**Data:**
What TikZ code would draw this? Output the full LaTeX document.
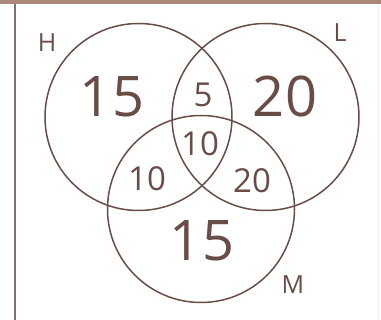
\documentclass[tikz,border=0pt]{standalone}
\usepackage{fontspec}
\setmainfont{Open Sans}

\begin{document}
\begin{tikzpicture}[x=1pt, y=-1pt, font=\fontsize{25}{30}\selectfont]
    \definecolor{vennbrown}{RGB}{105,76,70}
    \definecolor{framerose}{RGB}{170,136,124}

    \tikzset{
      setring/.style={draw=vennbrown, line width=1.5pt},
      bignum/.style={text=vennbrown, font=\fontsize{56}{60}\selectfont},
      smallnum/.style={text=vennbrown, font=\fontsize{33}{36}\selectfont},
      setname/.style={text=vennbrown, font=\fontsize{25}{30}\selectfont}
    }

    \useasboundingbox (0,0) rectangle (381,320);

    % frame
    \fill[framerose] (0,0) rectangle (381,4.5);
    \draw[vennbrown!80, line width=1.4pt] (15,4) -- (15,320);
    \draw[black!6, line width=0.8pt] (378,4) -- (378,320);

    % the three sets
    \draw[setring] (138.5,117) circle (93.5);
    \draw[setring] (265.5,117) circle (93.5);
    \draw[setring] (201,209) circle (93.5);

    \node[setname] (nameH) at (47,43) {H};
    \node[setname] (nameL) at (340,33) {L};
    \node[setname] (nameM) at (293,285) {M};

    \node[bignum] (onlyH) at (112,97) {15};
    \node[bignum] (onlyL) at (285,96) {20};
    \node[bignum] (onlyM) at (202,241) {15};

    \node[smallnum] (HL) at (203,95) {5};
    \node[smallnum] (HLM) at (200,144) {10};
    \node[smallnum] (HM) at (147,179) {10};
    \node[smallnum] (LM) at (252,181) {20};
  \end{tikzpicture}
\end{document}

**What you will do:** From the material above, copy everything exactly but the pictures.

**Result of this exercise:**
What TikZ code would draw this? Output the full LaTeX document.
\documentclass[tikz,border=0pt]{standalone}
\usepackage{fontspec}
\setmainfont{Open Sans}

\begin{document}
\begin{tikzpicture}[x=1pt, y=-1pt, font=\fontsize{25}{30}\selectfont]
    \definecolor{vennbrown}{RGB}{105,76,70}
    \definecolor{framerose}{RGB}{170,136,124}

    \tikzset{
      setring/.style={draw=vennbrown, line width=1.5pt},
      bignum/.style={text=vennbrown, font=\fontsize{56}{60}\selectfont},
      smallnum/.style={text=vennbrown, font=\fontsize{33}{36}\selectfont},
      setname/.style={text=vennbrown, font=\fontsize{25}{30}\selectfont}
    }

    \useasboundingbox (0,0) rectangle (381,320);

    % frame
    \fill[framerose] (0,0) rectangle (381,4.5);
    \draw[vennbrown!80, line width=1.4pt] (15,4) -- (15,320);
    \draw[black!6, line width=0.8pt] (378,4) -- (378,320);

    % the three sets
    \draw[setring] (138.5,117) circle (93.5);
    \draw[setring] (265.5,117) circle (93.5);
    \draw[setring] (201,209) circle (93.5);

    \node[setname] (nameH) at (47,43) {H};
    \node[setname] (nameL) at (340,33) {L};
    \node[setname] (nameM) at (293,285) {M};

    \node[bignum] (onlyH) at (112,97) {15};
    \node[bignum] (onlyL) at (285,96) {20};
    \node[bignum] (onlyM) at (202,241) {15};

    \node[smallnum] (HL) at (203,95) {5};
    \node[smallnum] (HLM) at (200,144) {10};
    \node[smallnum] (HM) at (147,179) {10};
    \node[smallnum] (LM) at (252,181) {20};
  \end{tikzpicture}
\end{document}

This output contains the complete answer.